### Instructions for the task:
Copy out each line that mentions the word "chart".

### Information provided:
········
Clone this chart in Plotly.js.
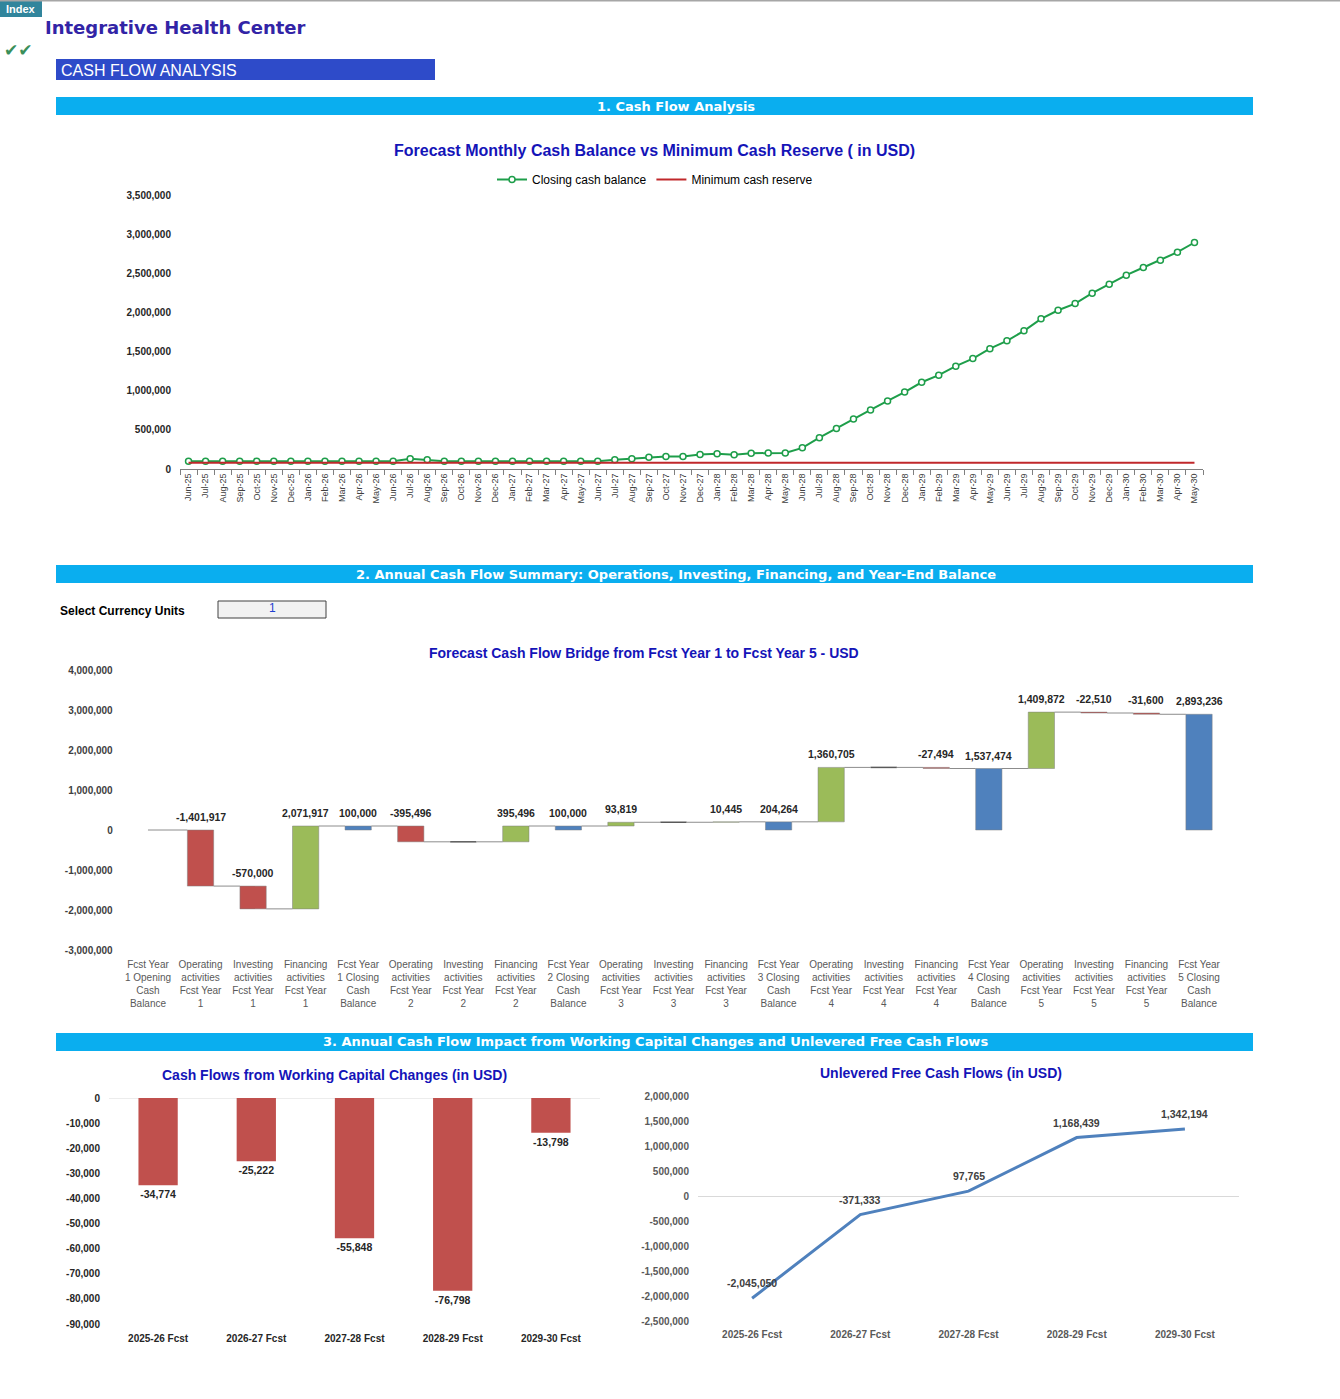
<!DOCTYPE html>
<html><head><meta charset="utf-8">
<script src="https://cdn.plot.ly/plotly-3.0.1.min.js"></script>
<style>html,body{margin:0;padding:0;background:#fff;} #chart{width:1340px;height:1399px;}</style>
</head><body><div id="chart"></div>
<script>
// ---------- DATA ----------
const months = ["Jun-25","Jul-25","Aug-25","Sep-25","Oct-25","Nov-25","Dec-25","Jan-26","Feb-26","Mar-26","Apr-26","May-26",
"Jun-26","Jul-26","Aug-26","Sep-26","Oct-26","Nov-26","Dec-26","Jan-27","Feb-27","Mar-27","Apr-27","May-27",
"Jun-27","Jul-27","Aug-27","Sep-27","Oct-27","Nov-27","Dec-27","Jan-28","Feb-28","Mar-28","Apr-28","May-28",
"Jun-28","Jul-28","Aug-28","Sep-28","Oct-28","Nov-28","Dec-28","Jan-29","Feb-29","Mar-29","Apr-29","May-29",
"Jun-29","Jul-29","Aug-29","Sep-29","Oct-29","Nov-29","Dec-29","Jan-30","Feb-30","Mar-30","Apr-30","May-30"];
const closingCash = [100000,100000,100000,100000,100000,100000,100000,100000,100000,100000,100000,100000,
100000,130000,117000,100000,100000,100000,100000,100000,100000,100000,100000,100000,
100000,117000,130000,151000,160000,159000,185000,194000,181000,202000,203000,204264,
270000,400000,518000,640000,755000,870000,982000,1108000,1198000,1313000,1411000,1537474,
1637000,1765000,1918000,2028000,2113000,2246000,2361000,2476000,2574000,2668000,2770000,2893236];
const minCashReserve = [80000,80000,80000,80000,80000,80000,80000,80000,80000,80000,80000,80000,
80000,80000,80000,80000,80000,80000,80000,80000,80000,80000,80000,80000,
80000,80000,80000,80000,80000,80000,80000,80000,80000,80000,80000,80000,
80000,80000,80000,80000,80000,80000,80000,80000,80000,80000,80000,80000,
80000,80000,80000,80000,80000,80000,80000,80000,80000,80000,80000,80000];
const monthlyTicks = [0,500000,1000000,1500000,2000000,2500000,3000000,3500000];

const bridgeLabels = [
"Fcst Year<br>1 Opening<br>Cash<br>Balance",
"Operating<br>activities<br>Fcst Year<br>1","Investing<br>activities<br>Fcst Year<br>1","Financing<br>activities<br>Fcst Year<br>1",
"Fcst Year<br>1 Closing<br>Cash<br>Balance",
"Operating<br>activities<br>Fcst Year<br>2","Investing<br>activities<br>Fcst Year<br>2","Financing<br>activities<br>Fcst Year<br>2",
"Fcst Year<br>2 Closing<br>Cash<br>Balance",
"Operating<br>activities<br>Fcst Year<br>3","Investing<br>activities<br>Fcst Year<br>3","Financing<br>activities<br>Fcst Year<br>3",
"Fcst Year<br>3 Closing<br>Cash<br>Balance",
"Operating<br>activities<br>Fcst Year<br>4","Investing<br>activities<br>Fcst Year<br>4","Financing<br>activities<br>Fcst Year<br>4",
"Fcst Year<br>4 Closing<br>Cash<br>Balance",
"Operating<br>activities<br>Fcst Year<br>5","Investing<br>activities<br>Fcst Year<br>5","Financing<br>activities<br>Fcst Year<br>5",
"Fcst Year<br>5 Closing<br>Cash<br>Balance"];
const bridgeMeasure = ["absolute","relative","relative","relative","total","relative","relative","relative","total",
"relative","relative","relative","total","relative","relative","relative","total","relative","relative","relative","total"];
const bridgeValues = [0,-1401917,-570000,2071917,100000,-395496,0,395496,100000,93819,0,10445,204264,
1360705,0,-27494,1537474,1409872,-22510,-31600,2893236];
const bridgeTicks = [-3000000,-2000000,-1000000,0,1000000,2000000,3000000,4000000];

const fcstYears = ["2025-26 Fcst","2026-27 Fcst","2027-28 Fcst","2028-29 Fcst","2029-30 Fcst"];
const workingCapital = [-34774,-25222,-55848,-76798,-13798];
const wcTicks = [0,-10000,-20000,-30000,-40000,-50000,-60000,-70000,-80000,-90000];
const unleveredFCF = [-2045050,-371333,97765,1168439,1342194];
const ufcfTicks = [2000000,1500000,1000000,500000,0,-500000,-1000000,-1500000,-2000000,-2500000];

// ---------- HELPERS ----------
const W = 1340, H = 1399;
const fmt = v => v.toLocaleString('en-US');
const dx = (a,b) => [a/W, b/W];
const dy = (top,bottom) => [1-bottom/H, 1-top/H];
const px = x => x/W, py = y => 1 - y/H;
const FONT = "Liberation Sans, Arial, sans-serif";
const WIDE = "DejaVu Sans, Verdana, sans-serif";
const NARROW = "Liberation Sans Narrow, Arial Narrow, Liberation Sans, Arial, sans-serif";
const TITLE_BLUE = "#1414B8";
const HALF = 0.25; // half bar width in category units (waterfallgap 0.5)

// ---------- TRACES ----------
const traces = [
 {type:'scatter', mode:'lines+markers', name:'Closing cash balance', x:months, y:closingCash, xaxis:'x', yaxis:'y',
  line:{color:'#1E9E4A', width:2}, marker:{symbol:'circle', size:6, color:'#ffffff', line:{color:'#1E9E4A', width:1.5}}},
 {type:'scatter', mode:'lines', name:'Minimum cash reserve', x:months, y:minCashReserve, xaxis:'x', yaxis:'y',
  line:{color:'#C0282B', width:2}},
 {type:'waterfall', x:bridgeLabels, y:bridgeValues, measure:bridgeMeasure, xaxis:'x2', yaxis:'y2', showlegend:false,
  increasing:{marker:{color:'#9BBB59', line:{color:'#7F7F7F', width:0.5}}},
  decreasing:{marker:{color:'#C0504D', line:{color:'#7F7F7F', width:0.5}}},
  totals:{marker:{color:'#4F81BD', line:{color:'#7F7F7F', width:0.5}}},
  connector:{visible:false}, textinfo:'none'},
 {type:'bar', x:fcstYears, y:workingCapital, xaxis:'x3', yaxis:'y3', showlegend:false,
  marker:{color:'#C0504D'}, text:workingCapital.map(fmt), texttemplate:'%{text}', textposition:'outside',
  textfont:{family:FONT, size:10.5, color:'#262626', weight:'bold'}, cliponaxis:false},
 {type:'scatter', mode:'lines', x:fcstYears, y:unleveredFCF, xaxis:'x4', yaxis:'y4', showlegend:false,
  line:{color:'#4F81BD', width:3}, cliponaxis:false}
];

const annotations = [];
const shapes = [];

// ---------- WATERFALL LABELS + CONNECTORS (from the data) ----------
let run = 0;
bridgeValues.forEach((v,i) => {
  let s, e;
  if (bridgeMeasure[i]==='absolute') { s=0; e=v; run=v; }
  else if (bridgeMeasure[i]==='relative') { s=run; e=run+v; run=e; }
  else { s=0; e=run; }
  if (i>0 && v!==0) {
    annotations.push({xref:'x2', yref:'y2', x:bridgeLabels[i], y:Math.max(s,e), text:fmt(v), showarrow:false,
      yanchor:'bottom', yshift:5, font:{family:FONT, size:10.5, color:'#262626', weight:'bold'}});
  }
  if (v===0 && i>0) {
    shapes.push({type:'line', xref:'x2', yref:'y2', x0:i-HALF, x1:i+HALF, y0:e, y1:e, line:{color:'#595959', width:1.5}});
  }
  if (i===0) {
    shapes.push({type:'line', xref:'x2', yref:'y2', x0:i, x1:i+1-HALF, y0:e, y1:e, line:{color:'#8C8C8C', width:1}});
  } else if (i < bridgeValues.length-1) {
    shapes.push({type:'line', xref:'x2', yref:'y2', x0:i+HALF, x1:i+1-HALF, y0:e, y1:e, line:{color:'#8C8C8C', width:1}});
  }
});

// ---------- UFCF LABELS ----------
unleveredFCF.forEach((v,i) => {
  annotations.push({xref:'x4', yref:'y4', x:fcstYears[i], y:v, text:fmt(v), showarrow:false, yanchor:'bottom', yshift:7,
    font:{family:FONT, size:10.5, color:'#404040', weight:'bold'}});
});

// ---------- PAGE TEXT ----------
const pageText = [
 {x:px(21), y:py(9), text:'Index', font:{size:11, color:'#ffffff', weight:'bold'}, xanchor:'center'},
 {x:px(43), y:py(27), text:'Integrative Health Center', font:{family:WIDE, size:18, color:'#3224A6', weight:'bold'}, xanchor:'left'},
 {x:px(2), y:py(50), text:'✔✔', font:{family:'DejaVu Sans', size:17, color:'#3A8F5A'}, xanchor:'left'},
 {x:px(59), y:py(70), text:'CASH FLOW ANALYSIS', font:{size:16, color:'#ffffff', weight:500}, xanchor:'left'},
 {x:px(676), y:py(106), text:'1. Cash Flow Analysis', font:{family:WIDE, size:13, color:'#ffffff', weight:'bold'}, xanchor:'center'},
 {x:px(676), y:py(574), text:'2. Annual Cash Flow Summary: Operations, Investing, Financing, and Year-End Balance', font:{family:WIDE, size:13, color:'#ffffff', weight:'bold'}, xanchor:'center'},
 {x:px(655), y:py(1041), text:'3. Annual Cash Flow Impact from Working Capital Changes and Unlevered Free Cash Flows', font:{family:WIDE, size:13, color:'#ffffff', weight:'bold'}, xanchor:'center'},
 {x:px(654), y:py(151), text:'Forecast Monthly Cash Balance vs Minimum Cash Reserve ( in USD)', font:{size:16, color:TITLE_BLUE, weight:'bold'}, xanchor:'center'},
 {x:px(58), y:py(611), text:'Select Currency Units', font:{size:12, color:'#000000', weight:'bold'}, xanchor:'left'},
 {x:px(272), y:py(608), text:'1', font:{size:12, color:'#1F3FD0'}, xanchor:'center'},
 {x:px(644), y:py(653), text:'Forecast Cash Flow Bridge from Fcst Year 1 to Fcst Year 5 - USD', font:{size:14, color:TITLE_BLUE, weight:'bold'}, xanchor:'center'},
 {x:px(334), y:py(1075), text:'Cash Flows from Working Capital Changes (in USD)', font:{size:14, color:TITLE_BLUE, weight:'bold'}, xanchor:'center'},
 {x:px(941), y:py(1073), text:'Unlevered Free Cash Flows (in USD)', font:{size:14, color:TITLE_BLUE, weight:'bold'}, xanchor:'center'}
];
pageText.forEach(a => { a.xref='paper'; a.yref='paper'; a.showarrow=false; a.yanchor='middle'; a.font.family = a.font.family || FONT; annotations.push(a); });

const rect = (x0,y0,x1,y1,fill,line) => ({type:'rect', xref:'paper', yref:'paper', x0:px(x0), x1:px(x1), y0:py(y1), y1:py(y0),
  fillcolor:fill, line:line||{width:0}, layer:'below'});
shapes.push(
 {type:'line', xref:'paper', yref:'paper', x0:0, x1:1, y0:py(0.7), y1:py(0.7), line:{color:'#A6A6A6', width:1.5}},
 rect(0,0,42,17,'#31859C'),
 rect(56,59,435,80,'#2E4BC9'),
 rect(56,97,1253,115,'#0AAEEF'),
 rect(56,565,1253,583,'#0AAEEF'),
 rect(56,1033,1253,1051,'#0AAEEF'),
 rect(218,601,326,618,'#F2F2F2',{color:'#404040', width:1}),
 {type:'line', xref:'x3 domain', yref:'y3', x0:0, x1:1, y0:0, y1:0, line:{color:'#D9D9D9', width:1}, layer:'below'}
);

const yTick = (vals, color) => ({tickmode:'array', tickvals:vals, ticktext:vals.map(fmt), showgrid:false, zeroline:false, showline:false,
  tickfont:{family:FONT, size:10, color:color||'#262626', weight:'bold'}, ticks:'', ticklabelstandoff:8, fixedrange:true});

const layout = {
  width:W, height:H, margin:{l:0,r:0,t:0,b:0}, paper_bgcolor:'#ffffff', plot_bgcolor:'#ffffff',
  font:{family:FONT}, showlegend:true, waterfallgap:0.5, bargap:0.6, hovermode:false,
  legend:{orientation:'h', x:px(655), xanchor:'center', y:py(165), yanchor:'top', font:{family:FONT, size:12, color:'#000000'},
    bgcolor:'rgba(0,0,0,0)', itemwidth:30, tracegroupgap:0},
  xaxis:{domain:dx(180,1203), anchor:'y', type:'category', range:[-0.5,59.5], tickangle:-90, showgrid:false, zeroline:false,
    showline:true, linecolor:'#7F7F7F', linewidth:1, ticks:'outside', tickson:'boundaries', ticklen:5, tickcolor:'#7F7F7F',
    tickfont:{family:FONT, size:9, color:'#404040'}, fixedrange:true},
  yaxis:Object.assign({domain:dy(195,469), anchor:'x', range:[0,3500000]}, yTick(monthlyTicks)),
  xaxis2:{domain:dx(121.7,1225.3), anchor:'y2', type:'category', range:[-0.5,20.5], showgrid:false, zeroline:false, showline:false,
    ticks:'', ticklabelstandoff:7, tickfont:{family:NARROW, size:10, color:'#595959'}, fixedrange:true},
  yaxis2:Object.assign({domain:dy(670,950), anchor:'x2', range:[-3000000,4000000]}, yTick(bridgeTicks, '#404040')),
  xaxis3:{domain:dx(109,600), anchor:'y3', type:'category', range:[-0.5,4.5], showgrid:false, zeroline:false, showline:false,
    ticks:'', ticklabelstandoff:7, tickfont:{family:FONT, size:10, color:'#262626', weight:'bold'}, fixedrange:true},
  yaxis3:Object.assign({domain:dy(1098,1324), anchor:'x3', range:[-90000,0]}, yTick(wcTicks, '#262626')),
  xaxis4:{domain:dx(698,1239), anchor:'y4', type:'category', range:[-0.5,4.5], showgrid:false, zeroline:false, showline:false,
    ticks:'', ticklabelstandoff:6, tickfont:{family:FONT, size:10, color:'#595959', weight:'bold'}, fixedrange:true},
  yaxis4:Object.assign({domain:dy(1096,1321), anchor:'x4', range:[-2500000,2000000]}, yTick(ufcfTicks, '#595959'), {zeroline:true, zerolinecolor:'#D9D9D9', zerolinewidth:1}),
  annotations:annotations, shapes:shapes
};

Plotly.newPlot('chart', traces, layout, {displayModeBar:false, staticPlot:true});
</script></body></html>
········
### Response:
Clone this chart in Plotly.js.
<style>html,body{margin:0;padding:0;background:#fff;} #chart{width:1340px;height:1399px;}</style>
</head><body><div id="chart"></div>
Plotly.newPlot('chart', traces, layout, {displayModeBar:false, staticPlot:true});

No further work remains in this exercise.